▸ What to work on:
Gather the lines below that include the string "code", copying each in full.

(Records from a collection)
○ ○ ○

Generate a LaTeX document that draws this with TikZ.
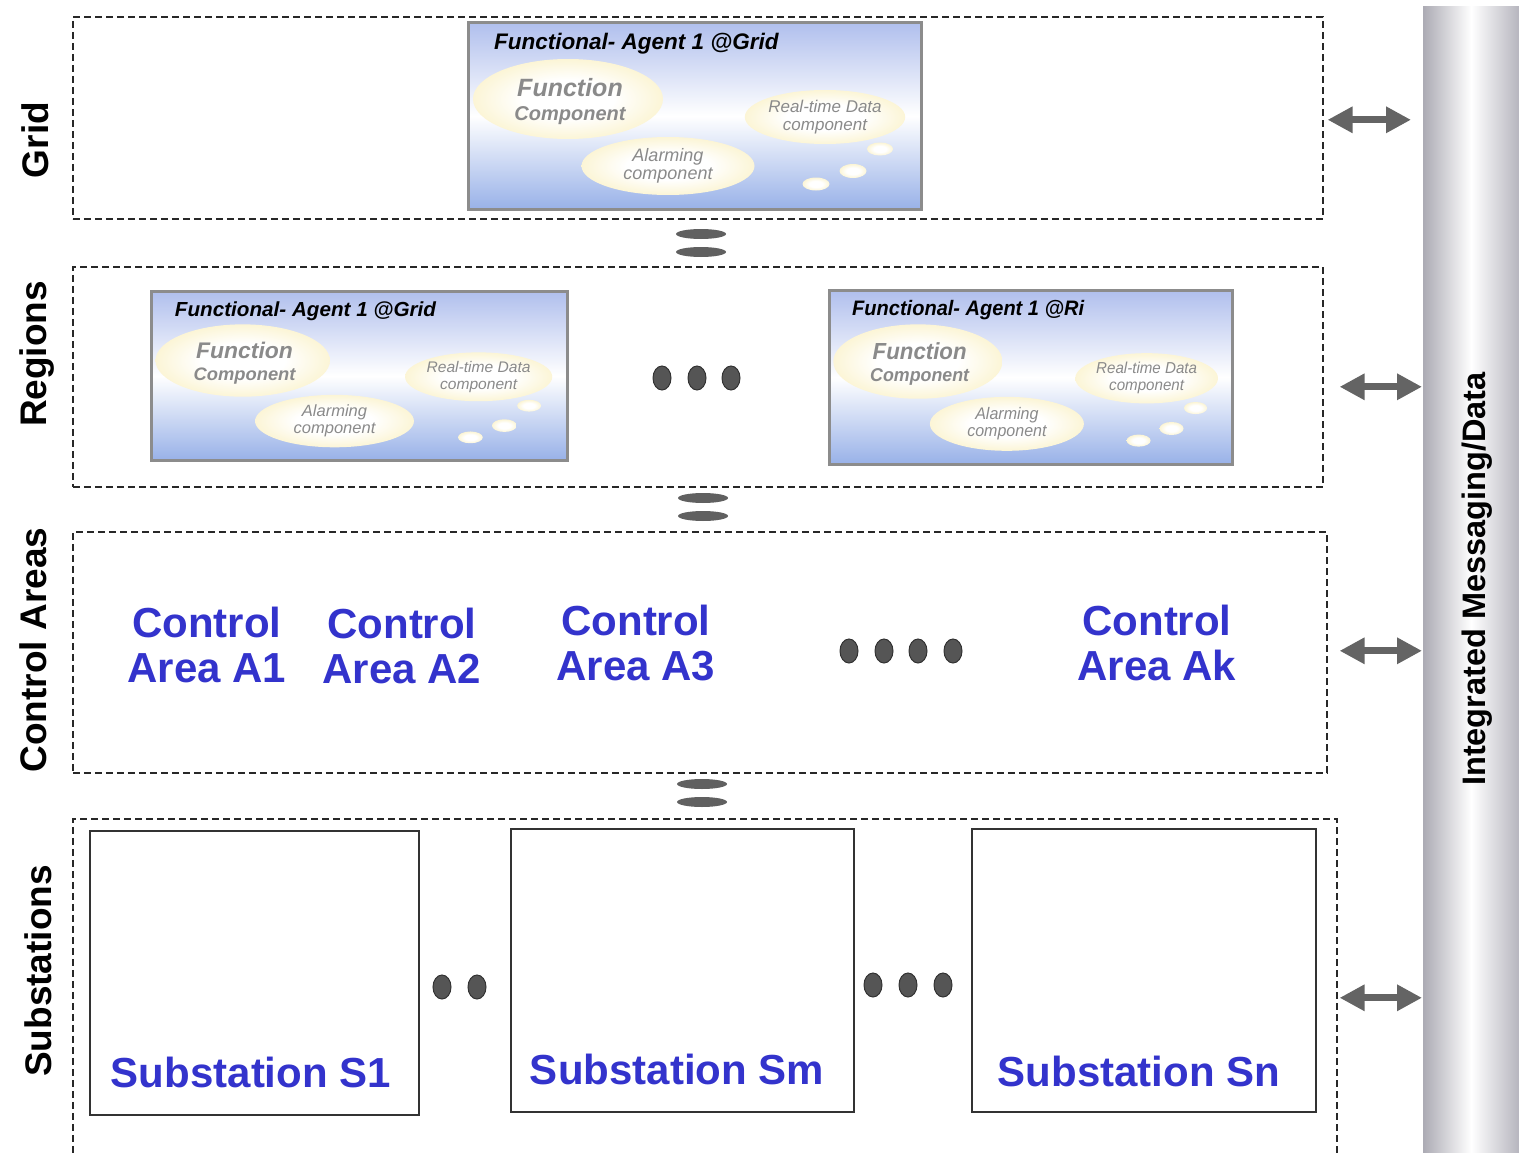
\documentclass[tikz,border=0pt]{standalone}
\usepackage{fontspec}
\newfontfamily\arial{Liberation Sans}
\usetikzlibrary{shapes.geometric,arrows.meta}

\definecolor{areablue}{RGB}{51,51,204}
\definecolor{compgray}{RGB}{138,138,138}
\definecolor{framegray}{RGB}{140,140,140}
\definecolor{panetop}{RGB}{176,191,237}
\definecolor{panebottom}{RGB}{152,177,232}
\definecolor{glowyellow}{RGB}{245,226,135}
\definecolor{linkgray}{RGB}{96,96,96}
\definecolor{dotgray}{RGB}{85,85,85}
\definecolor{arrowgray}{RGB}{100,100,100}
\definecolor{barleft}{RGB}{172,171,180}
\definecolor{barright}{RGB}{182,181,190}
\definecolor{dashblack}{RGB}{40,40,40}

% soft yellow glow used for the component bubbles
\pgfdeclareradialshading{glow}{\pgfpoint{0bp}{0bp}}{color(0bp)=(white); color(12bp)=(white); color(50bp)=(glowyellow)}

\tikzset{
  tierbox/.style={draw=dashblack, line width=1.6pt, dash pattern=on 7pt off 4pt,
    anchor=north west, inner sep=0pt},
  tierlabel/.style={rotate=90, inner sep=0pt, text=black,
    font=\arial\bfseries\fontsize{37}{40}\selectfont},
  pane/.style={draw=framegray, line width=3pt, top color=panetop,
    bottom color=panebottom, middle color=white, anchor=north west,
    minimum width=453pt, minimum height=187pt, inner sep=0pt},
  panetitle/.style={anchor=west, inner sep=0pt, text=black,
    font=\arial\bfseries\itshape\fontsize{22.5}{24}\selectfont},
  glowbubble/.style={ellipse, shading=glow, inner sep=0pt, text=compgray,
    align=center},
  areatext/.style={align=center, text=areablue, inner sep=0pt,
    font=\arial\bfseries\fontsize{42}{45}\selectfont},
  ellipsisdot/.style={ellipse, fill=dotgray, draw=black!80, line width=1pt,
    minimum width=18pt, minimum height=24pt, inner sep=0pt},
  linkbar/.style={ellipse, fill=linkgray, minimum width=50pt,
    minimum height=10pt, inner sep=0pt},
  biarrow/.style={draw=arrowgray, line width=7pt,
    {Triangle[length=25pt,width=25pt]}-{Triangle[length=25pt,width=25pt]}},
  station/.style={draw=black!80, line width=2pt, anchor=north west, inner sep=0pt},
  stationtext/.style={text=areablue, inner sep=0pt,
    font=\arial\bfseries\fontsize{42}{45}\selectfont},
  pics/agent/.style={code={
    \node[pane] (-pane) at (0,0) {};
    \node[panetitle] (-title) at (27,23) {#1};
    \node[glowbubble, minimum width=190pt, minimum height=80pt] (-func) at (101,78) {};
    \node[text=compgray, align=center, inner sep=0pt,
          font=\arial\bfseries\itshape\fontsize{20}{24}\selectfont] (-functext) at (103,81)
      {{\fontsize{25}{24}\selectfont Function}\\Component};
    \node[glowbubble, minimum width=156pt, minimum height=54pt,
          font=\arial\itshape\fontsize{17}{18.5}\selectfont] (-data) at (358,96)
      {Real-time Data\\component};
    \node[glowbubble, minimum width=173pt, minimum height=58pt,
          font=\arial\itshape\fontsize{18}{18.5}\selectfont] (-alarm) at (201,145)
      {Alarming\\component};
    \node[glowbubble, minimum width=26pt, minimum height=13pt] (-b1) at (413,128) {};
    \node[glowbubble, minimum width=27pt, minimum height=14pt] (-b2) at (386,150) {};
    \node[glowbubble, minimum width=27pt, minimum height=13pt] (-b3) at (349,163) {};
  }}
}

\begin{document}
\begin{tikzpicture}[x=1pt, y=-1pt]
\useasboundingbox (0,0) rectangle (1519,1156);

% tiers
\node[tierbox, minimum width=1250pt, minimum height=202pt] (grid) at (72,16) {};
\node[tierbox, minimum width=1250pt, minimum height=220pt] (regions) at (72,266) {};
\node[tierbox, minimum width=1254pt, minimum height=241pt] (areas) at (72,531) {};
\node[tierbox, minimum width=1264pt, minimum height=357pt] (subs) at (72,818) {};

\node[tierlabel] (gridlbl) at (35,140) {Grid};
\node[tierlabel] (regionslbl) at (37,354) {Regions};
\node[tierlabel] (areaslbl) at (33,650) {Control Areas};
\node[tierlabel] (subslbl) at (38,971) {Substations};

% functional agents
\pic (ga) at (467,21) {agent={Functional- Agent 1 @Grid}};
\pic[xscale=0.918, yscale=0.904, transform shape] (r1) at (150,290) {agent={Functional- Agent 1 @Grid}};
\pic[xscale=0.89, yscale=0.93, transform shape] (ri) at (828,289) {agent={Functional- Agent 1 @Ri}};

\node[ellipsisdot] (rd1) at (662,378) {};
\node[ellipsisdot] (rd2) at (697,378) {};
\node[ellipsisdot] (rd3) at (731,378) {};

% control areas
\node[areatext] (a1) at (207,645) {Control\\Area A1};
\node[areatext] (a2) at (402,646) {Control\\Area A2};
\node[areatext] (a3) at (636,643) {Control\\Area A3};
\node[areatext] (ak) at (1157,643) {Control\\Area Ak};
\node[ellipsisdot] (ad1) at (849,651) {};
\node[ellipsisdot] (ad2) at (884,651) {};
\node[ellipsisdot] (ad3) at (918,651) {};
\node[ellipsisdot] (ad4) at (953,651) {};

% substations
\node[station, minimum width=329pt, minimum height=284pt] (s1) at (89,830) {};
\node[station, minimum width=343pt, minimum height=283pt] (sm) at (510,828) {};
\node[station, minimum width=344pt, minimum height=283pt] (sn) at (971,828) {};
\node[stationtext] (s1t) at (251,1072) {Substation S1};
\node[stationtext] (smt) at (677,1069) {Substation Sm};
\node[stationtext] (snt) at (1139,1071) {Substation Sn};
\node[ellipsisdot] (sd1) at (442,987) {};
\node[ellipsisdot] (sd2) at (477,987) {};
\node[ellipsisdot] (sd3) at (873,985) {};
\node[ellipsisdot] (sd4) at (908,985) {};
\node[ellipsisdot] (sd5) at (943,985) {};

% links between tiers
\node[linkbar] (l1a) at (701,234) {};
\node[linkbar] (l1b) at (701,252) {};
\node[linkbar] (l2a) at (703,498) {};
\node[linkbar] (l2b) at (703,516) {};
\node[linkbar] (l3a) at (702,784) {};
\node[linkbar] (l3b) at (702,802) {};

% messaging bus
\node[left color=barleft, right color=barright, middle color=white,
      minimum width=96pt, minimum height=1146pt, anchor=north west, inner sep=0pt]
      (bus) at (1423,6) {};
\node[rotate=90, inner sep=0pt, font=\arial\bfseries\fontsize{32.5}{36}\selectfont]
      (buslbl) at (1477,579) {Integrated Messaging/Data};

% tier-to-bus arrows
\coordinate (gA) at ([xshift=4pt,yshift=-2pt]grid.east);
\coordinate (rA) at ([xshift=16pt,yshift=-10pt]regions.east);
\coordinate (aA) at ([xshift=12pt,yshift=1.5pt]areas.east);
\coordinate (sA) at ([xshift=2pt,yshift=-0.5pt]subs.east);
\draw[biarrow, shorten >=12pt] (gA) -- (gA -| bus.west);
\draw[biarrow, shorten >=1pt] (rA) -- (rA -| bus.west);
\draw[biarrow, shorten >=1pt] (aA) -- (aA -| bus.west);
\draw[biarrow, shorten >=1pt] (sA) -- (sA -| bus.west);
\end{tikzpicture}
\end{document}
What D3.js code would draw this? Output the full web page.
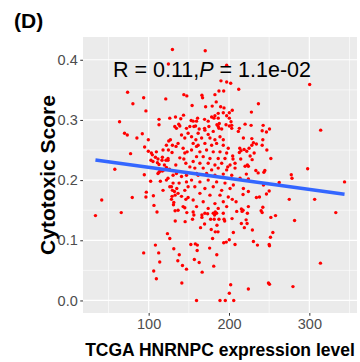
<!DOCTYPE html>
<html>
<head>
<meta charset="utf-8">
<script src="https://cdn.jsdelivr.net/npm/d3@7"></script>
<style>
  html, body { margin: 0; padding: 0; background: #fff; }
  svg text { font-family: "Liberation Sans", Arial, sans-serif; }
</style>
</head>
<body>
<div id="chart"></div>
<script>
// HNRNPC expression vs cytotoxic score, [expression, score]
const samples = [
  [129.6,0.417],[170.4,0.415],[124.6,0.393],[197.1,0.391],[190.0,0.365],[197.1,0.363],[202.1,0.361],[300.4,0.359],
  [73.8,0.346],[187.5,0.348],[193.4,0.348],[212.1,0.351],[93.8,0.337],[121.3,0.335],[143.8,0.342],[147.5,0.340],
  [166.3,0.341],[167.1,0.337],[182.5,0.342],[80.4,0.327],[96.6,0.315],[154.1,0.324],[170.9,0.322],[184.1,0.330],
  [179.1,0.323],[189.6,0.322],[193.8,0.320],[204.1,0.316],[227.9,0.313],[236.6,0.327],[186.6,0.311],[182.5,0.307],
  [178.4,0.305],[197.1,0.307],[200.4,0.303],[112.9,0.301],[133.4,0.305],[140.0,0.302],[143.4,0.308],[160.9,0.303],
  [63.8,0.297],[112.9,0.292],[137.5,0.293],[174.1,0.298],[169.6,0.301],[159.6,0.298],[155.4,0.298],[152.9,0.299],
  [158.4,0.290],[162.9,0.285],[169.6,0.286],[175.0,0.289],[187.5,0.286],[185.0,0.292],[187.9,0.294],[196.3,0.292],
  [200.4,0.290],[212.9,0.286],[220.0,0.293],[227.5,0.291],[242.5,0.291],[202.5,0.297],[314.1,0.283],[250.4,0.285],
  [241.3,0.282],[70.0,0.278],[73.4,0.275],[85.4,0.270],[92.1,0.277],[99.6,0.267],[95.0,0.255],[99.6,0.248],
  [77.5,0.244],[57.9,0.218],[94.6,0.209],[33.8,0.141],[41.6,0.167],[65.9,0.146],[79.6,0.171],[97.1,0.180],
  [96.6,0.172],[105.9,0.174],[106.6,0.158],[110.4,0.147],[102.5,0.198],[114.6,0.198],[111.6,0.211],[112.9,0.213],
  [93.8,0.079],[108.4,0.092],[112.5,0.079],[113.8,0.064],[106.3,0.049],[109.6,0.036],[123.4,0.111],[126.3,0.103],
  [131.3,0.086],[138.1,0.076],[136.3,0.066],[142.1,0.058],[147.1,0.052],[141.3,0.029],[159.6,0.000],[152.5,0.093],
  [158.1,0.094],[160.6,0.092],[160.4,0.083],[156.9,0.068],[162.9,0.063],[166.6,0.047],[175.9,0.087],[184.8,0.076],
  [181.0,0.057],[133.1,0.132],[145.4,0.131],[147.5,0.146],[145.0,0.154],[132.9,0.149],[154.6,0.135],[156.3,0.142],
  [166.3,0.142],[166.3,0.138],[173.4,0.144],[180.4,0.145],[182.9,0.147],[184.6,0.145],[182.1,0.142],[164.6,0.121],
  [169.6,0.127],[177.1,0.135],[181.6,0.135],[187.5,0.135],[185.0,0.125],[177.9,0.118],[193.8,0.135],[194.6,0.132],
  [203.8,0.136],[209.6,0.148],[216.3,0.148],[222.9,0.145],[215.4,0.128],[221.3,0.134],[222.5,0.128],[219.1,0.121],
  [229.1,0.117],[205.4,0.113],[200.4,0.101],[196.6,0.097],[193.4,0.096],[207.5,0.093],[179.6,0.103],[182.9,0.114],
  [186.3,0.114],[230.4,0.098],[235.4,0.092],[240.0,0.149],[241.3,0.146],[250.0,0.093],[250.4,0.091],[249.1,0.029],
  [250.4,0.027],[224.1,0.019],[202.1,0.026],[200.4,0.012],[205.9,0.000],[195.4,0.000],[188.8,0.000],[279.6,0.023],
  [313.8,0.062],[343.8,0.197],[332.9,0.146],[306.6,0.168],[281.6,0.133],[275.0,0.168],[277.5,0.209],[278.4,0.203],
  [297.9,0.219],[262.5,0.196],[252.1,0.138],[257.9,0.141],[254.6,0.113],[251.6,0.105],[246.6,0.177],[237.9,0.172],
  [242.1,0.155],[217.5,0.150],[252.1,0.236],[244.6,0.216],[243.4,0.213],[246.6,0.280],[242.1,0.267],[241.3,0.258],
  [234.1,0.260],[225.0,0.253],[226.3,0.240],[220.0,0.223],[224.1,0.223],[213.4,0.253],[215.0,0.249],[233.4,0.216],
  [228.4,0.269],[218.8,0.251],[231.3,0.245],[228.8,0.234],[247.1,0.250],[205.0,0.235],[207.5,0.228],[198.4,0.222],
  [204.6,0.240],[234.1,0.171],[217.5,0.176],[250.0,0.182],[204.1,0.168],[208.8,0.164],[215.4,0.152],
  [156.3,0.289],[170.0,0.283],[180.4,0.281],[186.6,0.289],[190.9,0.285],[203.4,0.286],[161.6,0.278],[174.1,0.276],
  [153.4,0.272],[165.9,0.270],[176.3,0.270],[182.5,0.267],[188.8,0.272],[192.9,0.267],[158.8,0.267],[155.4,0.261],
  [161.6,0.258],[170.0,0.261],[178.4,0.258],[184.6,0.261],[192.9,0.258],[199.1,0.253],[153.4,0.250],[163.8,0.247],
  [172.1,0.250],[180.4,0.247],[188.8,0.247],[197.1,0.245],[159.6,0.239],[167.9,0.239],[176.3,0.236],[186.6,0.236],
  [195.0,0.236],[155.4,0.231],[163.8,0.228],[174.1,0.228],[182.5,0.225],[190.9,0.228],[201.3,0.225],[157.5,0.220],
  [167.9,0.220],[178.4,0.217],[186.6,0.220],[197.1,0.217],[207.5,0.220],[161.6,0.208],[172.1,0.211],[182.5,0.208],
  [192.9,0.210],[203.4,0.208],[153.4,0.200],[163.8,0.197],[174.1,0.200],[184.6,0.197],[195.0,0.195],[205.4,0.192],
  [157.5,0.189],[170.0,0.186],[180.4,0.189],[190.9,0.183],[201.3,0.186],[163.8,0.178],[176.3,0.175],[188.8,0.175],
  [199.1,0.172],[155.4,0.167],[167.9,0.164],[182.5,0.161],[192.9,0.164],[159.6,0.156],[174.1,0.153],[186.6,0.153],
  [197.1,0.156],[155.4,0.147],[170.0,0.145],[192.9,0.145],[211.6,0.281],[217.9,0.270],[236.3,0.212],[217.9,0.186],
  [224.1,0.181],[242.9,0.192],[213.8,0.203],[224.1,0.156],
  [132.5,0.289],[138.8,0.290],[147.1,0.286],[125.0,0.265],[127.1,0.267],[129.6,0.258],[124.6,0.250],[129.1,0.246],
  [134.1,0.256],[136.6,0.261],[140.9,0.275],[145.0,0.270],[149.1,0.278],[142.9,0.253],[147.9,0.247],[138.8,0.237],
  [143.8,0.235],[133.8,0.225],[146.3,0.228],[117.1,0.238],[116.6,0.233],[112.9,0.226],[110.9,0.229],[104.6,0.242],
  [102.9,0.233],[108.4,0.238],[105.4,0.231],[114.1,0.215],[119.1,0.217],[122.1,0.221],[125.9,0.218],[124.1,0.203],
  [130.4,0.208],[134.6,0.211],[140.9,0.206],[147.1,0.208],[128.4,0.189],[129.6,0.183],[132.1,0.181],[135.0,0.186],
  [132.9,0.175],[129.1,0.173],[128.4,0.168],[131.3,0.163],[130.9,0.159],[136.6,0.178],[140.9,0.173],[146.3,0.168],
  [149.1,0.171],[145.0,0.183],[149.1,0.189],[137.9,0.195],[147.1,0.197],[142.9,0.156],[136.6,0.150],
  [126.3,0.303],[134.6,0.286],[122.1,0.258],[117.9,0.250],[124.1,0.236],[151.3,0.289],[159.6,0.256],[145.0,0.245],
  [151.3,0.222],[159.6,0.211],[121.6,0.233],[124.1,0.233],[119.6,0.225],[117.1,0.215],[212.9,0.246],[214.6,0.235],
  [222.9,0.225],[221.6,0.210],[224.1,0.202],[230.4,0.262],[228.4,0.258],[222.1,0.248],
  [200.4,0.312],[192.9,0.312],[186.6,0.303],[181.3,0.303],[203.4,0.291],
  [111.6,0.235],[103.4,0.245],[109.6,0.247],[122.1,0.200],[126.3,0.189],[130.4,0.195],[117.9,0.183]
];

// linear fit as drawn
const fitIntercept = 0.2395;
const fitSlope = -0.000183;

const xTicks = [100, 200, 300];
const xMinor = [50, 150, 250, 350];
const yTicks = [0.0, 0.1, 0.2, 0.3, 0.4];
const yMinor = [0.05, 0.15, 0.25, 0.35];

const panelLabel = "(D)";
const xTitle = "TCGA HNRNPC expression level";
const yTitle = "Cytotoxic Score";
const statR = "0.11";
const statP = "1.1e-02";

const width = 360, height = 362;
const margin = { top: 37, right: 3, bottom: 49, left: 83 };
const pw = width - margin.left - margin.right;
const ph = height - margin.top - margin.bottom;

const svg = d3.select('#chart')
  .append('svg')
  .attr('width', width)
  .attr('height', height);

// ggplot style 5% padding around the data
const xExt = d3.extent(samples, d => d[0]);
const yExt = d3.extent(samples, d => d[1]);
const xPad = (xExt[1] - xExt[0]) * 0.05;
const yPad = (yExt[1] - yExt[0]) * 0.05;

const x = d3.scaleLinear().domain([xExt[0] - xPad, xExt[1] + xPad]).range([0, pw]);
const y = d3.scaleLinear().domain([yExt[0] - yPad, yExt[1] + yPad]).range([ph, 0]);

const g = svg.append('g').attr('transform', `translate(${margin.left},${margin.top})`);

g.append('rect').attr('width', pw).attr('height', ph).attr('fill', '#EBEBEB');

// minor grid
g.selectAll('.xminor').data(xMinor.filter(v => x(v) >= 0 && x(v) <= pw)).enter()
  .append('line')
  .attr('x1', d => x(d)).attr('x2', d => x(d)).attr('y1', 0).attr('y2', ph)
  .attr('stroke', '#fff').attr('stroke-width', 0.6);
g.selectAll('.yminor').data(yMinor).enter()
  .append('line')
  .attr('y1', d => y(d)).attr('y2', d => y(d)).attr('x1', 0).attr('x2', pw)
  .attr('stroke', '#fff').attr('stroke-width', 0.6);

// major grid + axes
const xAxis = d3.axisBottom(x).tickValues(xTicks).tickSize(2.75).tickPadding(3).tickFormat(d3.format('d'));
const yAxis = d3.axisLeft(y).tickValues(yTicks).tickSize(2.75).tickPadding(2.5).tickFormat(d3.format('.1f'));

g.selectAll('.xmajor').data(xTicks).enter()
  .append('line')
  .attr('x1', d => x(d)).attr('x2', d => x(d)).attr('y1', 0).attr('y2', ph)
  .attr('stroke', '#fff').attr('stroke-width', 1.2);
g.selectAll('.ymajor').data(yTicks).enter()
  .append('line')
  .attr('y1', d => y(d)).attr('y2', d => y(d)).attr('x1', 0).attr('x2', pw)
  .attr('stroke', '#fff').attr('stroke-width', 1.2);

const gx = g.append('g').attr('transform', `translate(0,${ph})`).call(xAxis);
const gy = g.append('g').call(yAxis);
[gx, gy].forEach(a => {
  a.select('.domain').remove();
  a.selectAll('line').attr('stroke', '#333333').attr('stroke-width', 1);
  a.selectAll('text').attr('fill', '#4D4D4D').style('font-size', '14.5px')
    .style('font-family', '"Liberation Sans", Arial, sans-serif');
});

// points
g.append('g').selectAll('circle').data(samples).enter()
  .append('circle')
  .attr('cx', d => x(d[0]))
  .attr('cy', d => y(d[1]))
  .attr('r', 1.7)
  .attr('fill', '#FF0000');

// fit line over the data range
g.append('line')
  .attr('x1', x(xExt[0])).attr('y1', y(fitIntercept + fitSlope * xExt[0]))
  .attr('x2', x(xExt[1])).attr('y2', y(fitIntercept + fitSlope * xExt[1]))
  .attr('stroke', '#3366FF').attr('stroke-width', 3.6);

// correlation annotation
const ann = g.append('text')
  .attr('x', 30).attr('y', 40)
  .style('font-size', '21.5px').attr('fill', '#000');
ann.append('tspan').text(`R = ${statR},`);
ann.append('tspan').style('font-style', 'italic').text('P');
ann.append('tspan').text(` = ${statP}`);

// titles
svg.append('text')
  .attr('x', margin.left + pw / 2).attr('y', 356)
  .attr('text-anchor', 'middle')
  .style('font-size', '17.5px').style('font-weight', 'bold')
  .text(xTitle);

svg.append('text')
  .attr('transform', `translate(55,${margin.top + ph / 2}) rotate(-90)`)
  .attr('text-anchor', 'middle')
  .style('font-size', '21px').style('font-weight', 'bold')
  .text(yTitle);

svg.append('text')
  .attr('x', 14).attr('y', 28)
  .style('font-size', '21px').style('font-weight', 'bold')
  .text(panelLabel);
</script>
</body>
</html>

○ ○ ○

▸ Solved problem:
  pics/agent/.style={code={
What D3.js code would draw this? Output the full web page.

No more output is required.